Dave Burstein does a virtuoso interview on the near-term developments in cable, DSL broadband performance over at BroadbandReports.com: Karl Bode interviews the veteran broadband analyst Burstein about the major telcos and cable companies' deployments. Burstein explains how VDSL2 isn't really much faster in its first version than ADSL2+, how fiber will reach millions of homes, and how many of us will still be stuck with speeds not much faster than today for some time.
It's pretty clear from his coverage of the field, that a subset of U.S. homes will be able to get much faster speeds -- 10 to 20 times faster than the average speeds available today -- through cable or DSL. But it's only a subset and it will probably be uneven.
Many of the fastest DSL speeds require fiber to the neighborhood and then higher-speed DSL variants that work over just 500 to 1,000 feet.

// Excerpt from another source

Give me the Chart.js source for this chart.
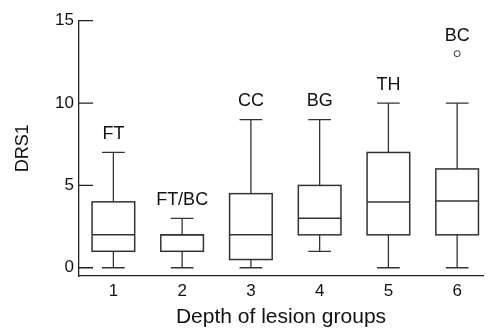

On the cable side, as we've written here months ago, DOCSIS 3.0's deployment probably starting next year will bring much larger pools of bandwidth making 20 to 30 Mbps service downstream to the home more widely available on those systems.
Burstein isn't a wireless expert, and, unlike so many others, says so. But he thinks that the current speeds for WiMax and other variants aren't enough to impress once the wireline speeds start ramping up. And he's right. WiMax has to hit sub-T3 speeds (5 to 20 Mbps) to be truly useful, and it's becoming clear that those speeds will only be available across a mile or two.